Goal >> Return, without pictures, the lines from the start of the data through the one that contains "0.1272, 0.1262, 0.1272]".

※ ※ ※

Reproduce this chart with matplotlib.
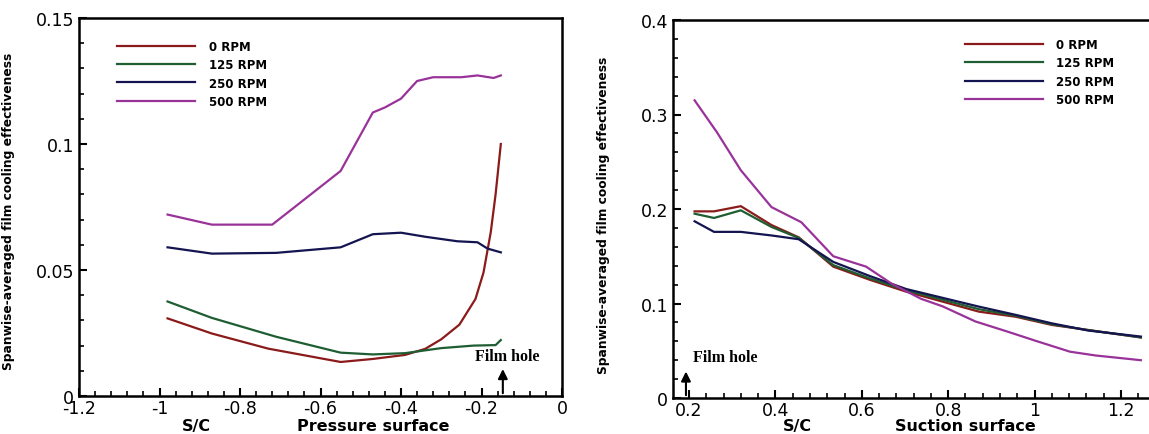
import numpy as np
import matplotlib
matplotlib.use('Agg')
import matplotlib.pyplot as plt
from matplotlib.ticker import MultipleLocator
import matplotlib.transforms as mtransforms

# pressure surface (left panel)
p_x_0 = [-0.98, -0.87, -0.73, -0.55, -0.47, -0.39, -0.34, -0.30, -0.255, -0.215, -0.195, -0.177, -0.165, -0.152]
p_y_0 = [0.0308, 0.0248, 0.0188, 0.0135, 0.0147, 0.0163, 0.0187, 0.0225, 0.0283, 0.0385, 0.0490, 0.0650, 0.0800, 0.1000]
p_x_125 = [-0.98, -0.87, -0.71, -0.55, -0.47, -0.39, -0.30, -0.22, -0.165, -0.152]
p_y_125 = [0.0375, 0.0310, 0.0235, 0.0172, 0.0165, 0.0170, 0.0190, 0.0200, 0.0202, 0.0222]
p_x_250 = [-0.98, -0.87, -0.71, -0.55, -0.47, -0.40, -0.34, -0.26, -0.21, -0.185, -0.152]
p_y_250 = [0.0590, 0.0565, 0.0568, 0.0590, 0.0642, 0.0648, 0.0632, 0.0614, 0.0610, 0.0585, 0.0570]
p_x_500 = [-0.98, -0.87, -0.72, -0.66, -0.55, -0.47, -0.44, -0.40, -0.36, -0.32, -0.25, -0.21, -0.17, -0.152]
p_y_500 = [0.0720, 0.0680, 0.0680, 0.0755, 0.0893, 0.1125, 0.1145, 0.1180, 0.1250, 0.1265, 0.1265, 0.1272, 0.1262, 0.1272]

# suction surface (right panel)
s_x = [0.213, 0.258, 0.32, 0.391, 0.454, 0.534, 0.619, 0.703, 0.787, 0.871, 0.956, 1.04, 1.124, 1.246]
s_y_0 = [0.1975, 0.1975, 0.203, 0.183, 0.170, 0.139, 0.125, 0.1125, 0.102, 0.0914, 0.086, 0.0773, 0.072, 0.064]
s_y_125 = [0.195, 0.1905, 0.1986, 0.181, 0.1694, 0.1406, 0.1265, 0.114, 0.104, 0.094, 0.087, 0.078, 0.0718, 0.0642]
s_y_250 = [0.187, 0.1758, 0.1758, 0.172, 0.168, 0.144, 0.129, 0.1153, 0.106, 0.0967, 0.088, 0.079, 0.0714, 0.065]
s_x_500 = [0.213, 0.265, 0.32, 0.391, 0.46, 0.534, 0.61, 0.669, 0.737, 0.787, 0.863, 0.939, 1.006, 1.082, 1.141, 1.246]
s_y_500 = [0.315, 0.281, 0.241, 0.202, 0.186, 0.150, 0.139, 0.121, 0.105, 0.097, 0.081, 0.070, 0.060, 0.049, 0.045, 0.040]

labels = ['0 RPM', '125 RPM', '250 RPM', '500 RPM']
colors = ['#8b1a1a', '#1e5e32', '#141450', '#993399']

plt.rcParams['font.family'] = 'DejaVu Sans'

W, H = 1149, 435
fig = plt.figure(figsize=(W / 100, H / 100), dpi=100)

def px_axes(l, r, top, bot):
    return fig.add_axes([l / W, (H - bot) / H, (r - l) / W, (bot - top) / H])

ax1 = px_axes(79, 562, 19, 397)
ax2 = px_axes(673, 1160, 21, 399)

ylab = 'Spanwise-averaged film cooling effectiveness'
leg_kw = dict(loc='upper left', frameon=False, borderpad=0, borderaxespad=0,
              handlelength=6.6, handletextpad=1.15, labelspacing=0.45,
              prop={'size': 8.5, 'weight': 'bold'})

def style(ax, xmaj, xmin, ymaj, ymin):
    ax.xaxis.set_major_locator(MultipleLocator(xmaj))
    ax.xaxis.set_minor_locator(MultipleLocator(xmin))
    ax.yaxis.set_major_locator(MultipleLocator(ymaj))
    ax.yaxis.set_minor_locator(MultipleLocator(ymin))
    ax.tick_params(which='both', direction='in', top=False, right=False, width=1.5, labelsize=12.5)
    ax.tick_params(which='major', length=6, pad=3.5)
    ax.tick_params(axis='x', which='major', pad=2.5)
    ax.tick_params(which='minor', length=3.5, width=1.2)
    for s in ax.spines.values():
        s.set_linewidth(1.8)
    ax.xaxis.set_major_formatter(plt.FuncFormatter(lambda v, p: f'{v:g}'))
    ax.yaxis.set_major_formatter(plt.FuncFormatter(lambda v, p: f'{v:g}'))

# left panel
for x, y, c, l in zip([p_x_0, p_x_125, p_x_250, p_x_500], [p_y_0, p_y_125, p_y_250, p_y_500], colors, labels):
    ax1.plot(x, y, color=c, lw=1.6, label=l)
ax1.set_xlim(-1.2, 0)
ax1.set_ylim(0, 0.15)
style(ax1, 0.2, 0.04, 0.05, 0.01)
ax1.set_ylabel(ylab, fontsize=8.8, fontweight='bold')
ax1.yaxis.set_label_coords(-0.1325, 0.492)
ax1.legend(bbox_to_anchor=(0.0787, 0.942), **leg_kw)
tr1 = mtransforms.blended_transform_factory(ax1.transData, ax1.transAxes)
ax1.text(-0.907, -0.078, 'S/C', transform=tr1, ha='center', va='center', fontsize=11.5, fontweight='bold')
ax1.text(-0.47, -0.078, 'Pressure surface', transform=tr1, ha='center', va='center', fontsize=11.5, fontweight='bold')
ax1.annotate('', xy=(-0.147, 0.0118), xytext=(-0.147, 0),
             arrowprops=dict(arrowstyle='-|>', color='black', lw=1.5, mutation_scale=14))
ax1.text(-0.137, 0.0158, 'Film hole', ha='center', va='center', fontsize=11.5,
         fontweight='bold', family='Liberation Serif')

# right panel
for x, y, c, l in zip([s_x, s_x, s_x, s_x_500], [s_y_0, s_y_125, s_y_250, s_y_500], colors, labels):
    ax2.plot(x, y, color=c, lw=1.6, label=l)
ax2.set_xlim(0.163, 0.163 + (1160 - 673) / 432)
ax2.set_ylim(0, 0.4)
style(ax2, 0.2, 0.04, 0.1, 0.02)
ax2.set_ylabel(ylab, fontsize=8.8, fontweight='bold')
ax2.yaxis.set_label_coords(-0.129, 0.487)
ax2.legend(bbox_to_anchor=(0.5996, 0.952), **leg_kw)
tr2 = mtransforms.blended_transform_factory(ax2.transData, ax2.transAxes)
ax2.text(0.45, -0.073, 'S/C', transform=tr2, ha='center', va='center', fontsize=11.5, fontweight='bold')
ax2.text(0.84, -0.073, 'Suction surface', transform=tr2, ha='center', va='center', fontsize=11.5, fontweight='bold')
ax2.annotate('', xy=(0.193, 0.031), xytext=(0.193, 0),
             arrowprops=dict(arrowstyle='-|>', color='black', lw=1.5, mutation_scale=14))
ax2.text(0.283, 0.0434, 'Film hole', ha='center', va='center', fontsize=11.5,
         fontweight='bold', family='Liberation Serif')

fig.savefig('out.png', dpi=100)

※ ※ ※

Finished answer >>
Reproduce this chart with matplotlib.
import numpy as np
import matplotlib
matplotlib.use('Agg')
import matplotlib.pyplot as plt
from matplotlib.ticker import MultipleLocator
import matplotlib.transforms as mtransforms

# pressure surface (left panel)
p_x_0 = [-0.98, -0.87, -0.73, -0.55, -0.47, -0.39, -0.34, -0.30, -0.255, -0.215, -0.195, -0.177, -0.165, -0.152]
p_y_0 = [0.0308, 0.0248, 0.0188, 0.0135, 0.0147, 0.0163, 0.0187, 0.0225, 0.0283, 0.0385, 0.0490, 0.0650, 0.0800, 0.1000]
p_x_125 = [-0.98, -0.87, -0.71, -0.55, -0.47, -0.39, -0.30, -0.22, -0.165, -0.152]
p_y_125 = [0.0375, 0.0310, 0.0235, 0.0172, 0.0165, 0.0170, 0.0190, 0.0200, 0.0202, 0.0222]
p_x_250 = [-0.98, -0.87, -0.71, -0.55, -0.47, -0.40, -0.34, -0.26, -0.21, -0.185, -0.152]
p_y_250 = [0.0590, 0.0565, 0.0568, 0.0590, 0.0642, 0.0648, 0.0632, 0.0614, 0.0610, 0.0585, 0.0570]
p_x_500 = [-0.98, -0.87, -0.72, -0.66, -0.55, -0.47, -0.44, -0.40, -0.36, -0.32, -0.25, -0.21, -0.17, -0.152]
p_y_500 = [0.0720, 0.0680, 0.0680, 0.0755, 0.0893, 0.1125, 0.1145, 0.1180, 0.1250, 0.1265, 0.1265, 0.1272, 0.1262, 0.1272]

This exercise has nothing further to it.